Good info here. I have a Burley D'Lite and my 10 month old son seems to love it so far. The only issue I have is his helmet. I bought one of the performance house brand infant helmets and no matter how I adjust it still keeps pushing forward over his eyes.

Anyone have suggestions for a child helmet that is more stable on the head?


----------



## jonz (Mar 23, 2009)

trailbrain said:


> Good info here. I have a Burley D'Lite and my 10 month old son seems to love it so far. The only issue I have is his helmet. I bought one of the performance house brand infant helmets and no matter how I adjust it still keeps pushing forward over his eyes.
> 
> Anyone have suggestions for a child helmet that is more stable on the head?
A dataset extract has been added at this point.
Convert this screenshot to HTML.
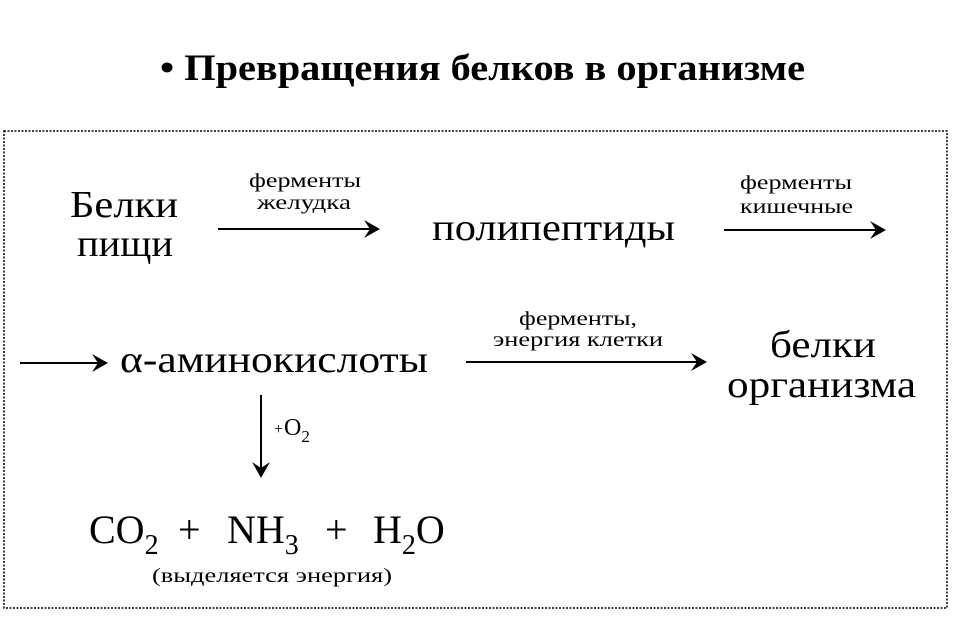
<!DOCTYPE html>
<html><head><meta charset="utf-8"><style>
html,body{margin:0;padding:0;background:#fff;width:964px;height:622px;overflow:hidden}
svg{display:block}
text{font-family:"Liberation Serif",serif;fill:#000}
</style></head><body>
<svg width="964" height="622" viewBox="0 0 964 622">
<text x="160" y="80" font-size="37" font-weight="bold" textLength="645" lengthAdjust="spacingAndGlyphs">• Превращения белков в организме</text>
<rect x="4" y="131" width="943" height="477" fill="none" stroke="#000" stroke-width="1.5" stroke-dasharray="2,1.5"/>
<text x="70" y="217" font-size="38" textLength="108" lengthAdjust="spacingAndGlyphs">Белки</text>
<text x="77" y="256" font-size="38" textLength="96" lengthAdjust="spacingAndGlyphs">пищи</text>
<text x="249" y="187" font-size="20" textLength="112" lengthAdjust="spacingAndGlyphs">ферменты</text>
<text x="257" y="209" font-size="20" textLength="94" lengthAdjust="spacingAndGlyphs">желудка</text>
<g stroke="#000" stroke-width="2" fill="none">
<line x1="218" y1="229" x2="372" y2="229"/>
<line x1="724" y1="230" x2="878" y2="230"/>
<line x1="20" y1="363" x2="100" y2="363"/>
<line x1="466" y1="362" x2="699" y2="362"/>
<line x1="261" y1="395" x2="261" y2="470"/>
</g>
<g fill="#000">
<polygon points="364,220 380,229 364,238 370,229"/>
<polygon points="870,221 886,230 870,239 876,230"/>
<polygon points="92,354 108,363 92,372 98,363"/>
<polygon points="691,353 707,362 691,371 697,362"/>
<polygon points="252,462 261,478 270,462 261,468"/>
</g>
<text x="432" y="240" font-size="38" textLength="243" lengthAdjust="spacingAndGlyphs">полипептиды</text>
<text x="740" y="189" font-size="20" textLength="112" lengthAdjust="spacingAndGlyphs">ферменты</text>
<text x="740" y="213" font-size="20" textLength="113" lengthAdjust="spacingAndGlyphs">кишечные</text>
<text x="120" y="372" font-size="38" textLength="308" lengthAdjust="spacingAndGlyphs">α-аминокислоты</text>
<text x="519" y="325" font-size="20" textLength="118" lengthAdjust="spacingAndGlyphs">ферменты,</text>
<text x="493" y="346" font-size="20" textLength="170" lengthAdjust="spacingAndGlyphs">энергия клетки</text>
<text x="770" y="357" font-size="38" textLength="106" lengthAdjust="spacingAndGlyphs">белки</text>
<text x="727" y="397" font-size="38" textLength="189" lengthAdjust="spacingAndGlyphs">организма</text>
<text x="274" y="434" font-size="16">+</text>
<text x="284" y="435" font-size="24">O<tspan font-size="17" dy="7">2</tspan></text>
<g font-size="40">
<text x="89" y="543">CO<tspan font-size="28" dy="11">2</tspan></text>
<text x="178" y="543">+</text>
<text x="227" y="543">NH<tspan font-size="28" dy="11">3</tspan></text>
<text x="325" y="543">+</text>
<text x="373" y="543">H<tspan font-size="28" dy="11">2</tspan><tspan dy="-11">O</tspan></text>
</g>
<text x="152" y="582" font-size="20" textLength="240" lengthAdjust="spacingAndGlyphs">(выделяется энергия)</text>
</svg>
</body></html>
My Burley's an '04, so more recent models may be different:

With mine, I transitioned my son from car seat to no-car seat at about 12 months, last October. We only got 4-5 rides in before it got to be too cold. He always did really well in the car seat, but when we switched to no-car seat I had similar problems with the helmet, so much so that on a couple of occasions I took his helmet off (obviously not the greatest idea.) This spring I bought an iBert for him, so I don't plan on pulling out the Burley again for a few months when my younger son turns 6 months.

I suspect (but haven't tested) that the helmet issue could be solved by putting a pillow/folded blanket on the seat to get their heads just high enough that the back brim of the helmet clears the netting. Alternatively, a blanket/pillow behind their back may work to give the helmet some extra room as well.


----------